I would like to know about the virtues. By that I mean I would like a detailed explanation of what a virtue is. A definition I can understand. To my understanding there are Heroic Virtues and other virtues. Please explain each and include an explanation for each virtue like:

  • temperance
  • prudence, and
  • as well the others.



  { Can you please provide a detailed explanation of what a virtue is that I can understand? }

Paul replied:

Dear Perry,

A virtue is simply a good habit, whereas a vice is a bad habit. Practicing virtues builds good character, which in turn brings one a happier more fulfilling life. This is because these practiced virtues correspond to our human nature.

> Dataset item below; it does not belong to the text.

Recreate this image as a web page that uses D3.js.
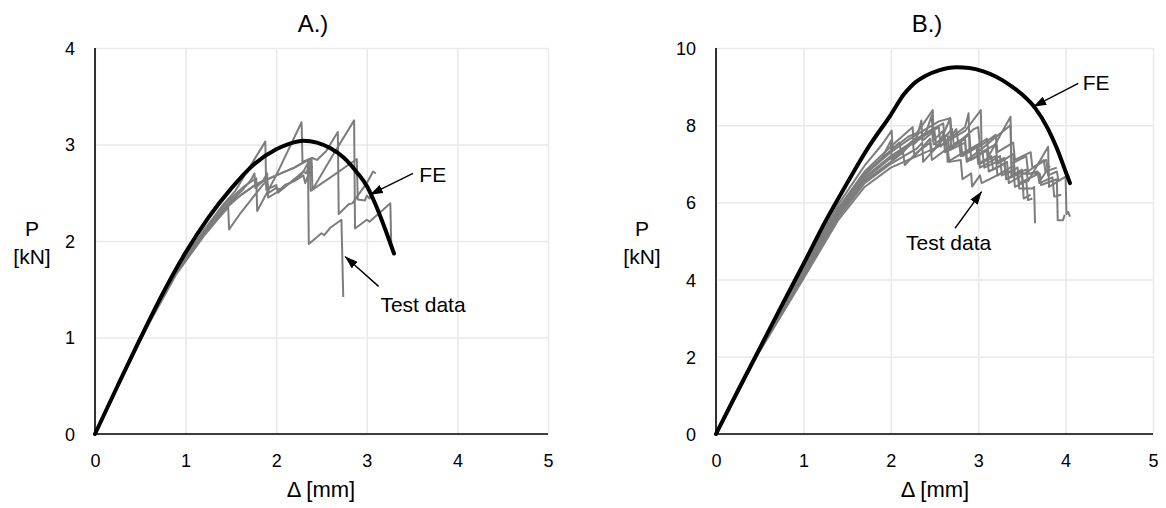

How one figures out from scratch what particular behaviors are virtues, according to Aristotle, is to recognize the two extremes of dispositions or behaviors and figure the mean (or average) between them. In other words, seek to understand the mean between excess (too much) and deficiency (not enough), and there you'll have your virtue.

For example, the mean:

  • between cowardice and foolhardiness is the virtue of courage;
  • between stinginess and excessive giving away of one's substance is the virtue of generosity;
  • between laziness and lust for fame is proper ambition, etc.

The four basic or cardinal virtues are:

  1. justice
  2. prudence
  3. temperance, and
  4. fortitude.

These enable us to govern our lower-nature desires (temperance and fortitude) while treating others with proper respect (justice and prudence). They are basic to the command of our Lord to love our neighbor as ourselves. Both the practice of loving self and neighbor are assisted in these virtues.

All the above mentioned virtues are called natural virtues because they can be acquired by habit and perfected by practice. In this respect, anyone can become a virtuous person with enough will to follow through.

However, the three theological virtues of faith, hope, and charity (or love) cannot be acquired by man this way. These theological virtues relate directly to God and are supernatural virtues that can only be received by a direct gift from Him, which formally begins at Baptism. The virtues of faith, hope, and charity go beyond our human nature and raise us up to God, enabling a relationship with Him that is salvific. These three theological virtues also help us with the natural virtues, making them more perfect and more meaningful, and directing our natural perfection to supernatural life.

To recap:

  1. A virtuous person is a godly person.
  2. The four cardinal virtues are four basic natural virtues that can be acquired by choice and perfected by practice. They ground us in living a fulfilling life according to our human nature.
  3. Faith, hope, and charity are the three theological virtues that are infused by God in order to raise us up with His divine Life.
  4. When practiced we remain in union with Him, which is necessary for salvation, and live a good fulfilling life here on earth.